Any possibility for saving what might be in need of saving requires heightened awareness, he suggests, because what goes unrecognized lacks the profile to evoke alarm when threatened. So lies the dilemma when, having neither identities nor personalities among most people, birds are viewed as things with feathers and plants as the green background painted by spring and summer.
Eradicating the prevailing nature deficit, McCormac says, is necessary but not sufficient.
“I don’t want people just to admire the things they see. I want them to act,” he says. “What motivates people is education.”
McCormac’s own active mission starts with dozens of talks a year in Ohio and surrounding states. Revival takes the form of bringing together people for gatherings where they can walk and talk on common ground, can begin to raise money for land purchases on behalf of wildlife, can separate to spread a cohesive message within their communities, can plot strategies to lobby for protective legislation.

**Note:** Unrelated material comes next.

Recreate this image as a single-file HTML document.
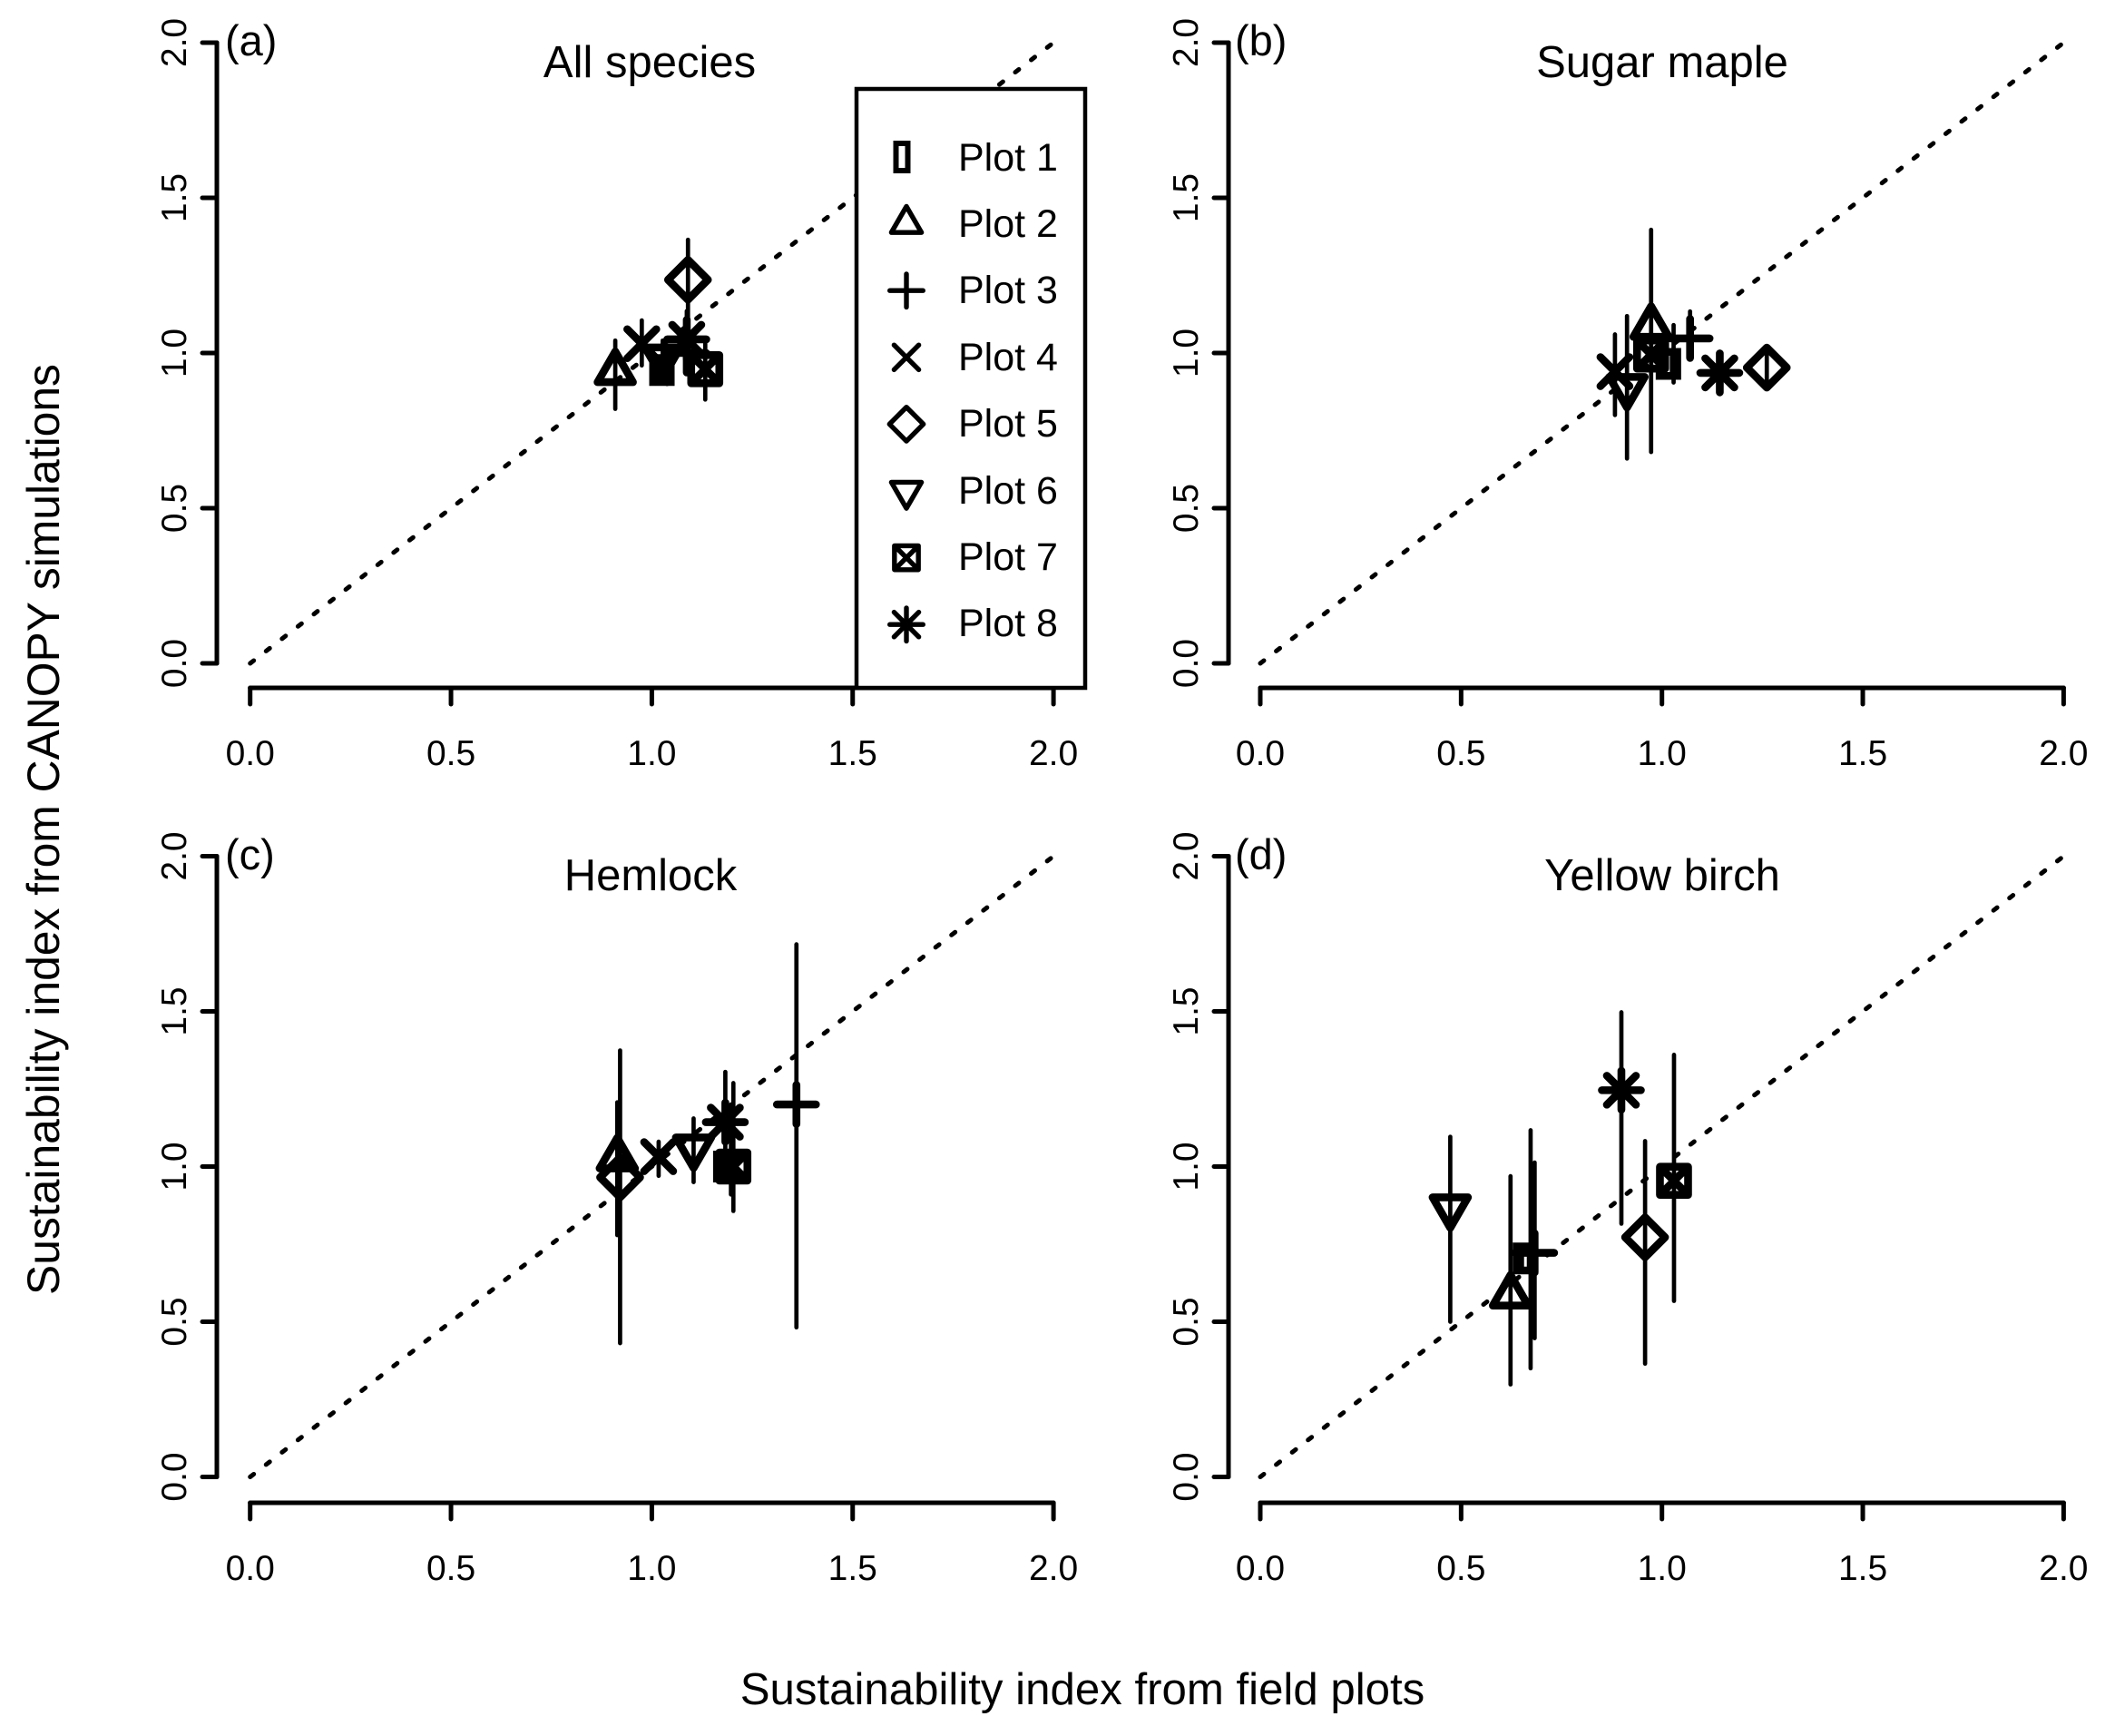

The mission is a ways from being accomplished, McCormac acknowledges.
Reformation requires a relentless reformer. An hour or two later on Kelleys Island, surrounded by comrades and colleagues, McCormac is telling stories about the lives of resident plants, pointing out a mating pair of dragonflies while divulging secrets about their sex lives, stooping to check out what might be caterpillar droppings on the trail, exclaiming ruefully about missing a net that would have allowed him to snatch a hackberry butterfly out of thick air.
“Possible Swainson’s thrush on the left,” he announces as he leads a walk on what is known as the North Pond trail.
His voice is lost in the surrounding thicket, a voice in a shrinking wilderness heard this day only by a handful of souls who already understand what it is he’s driving at.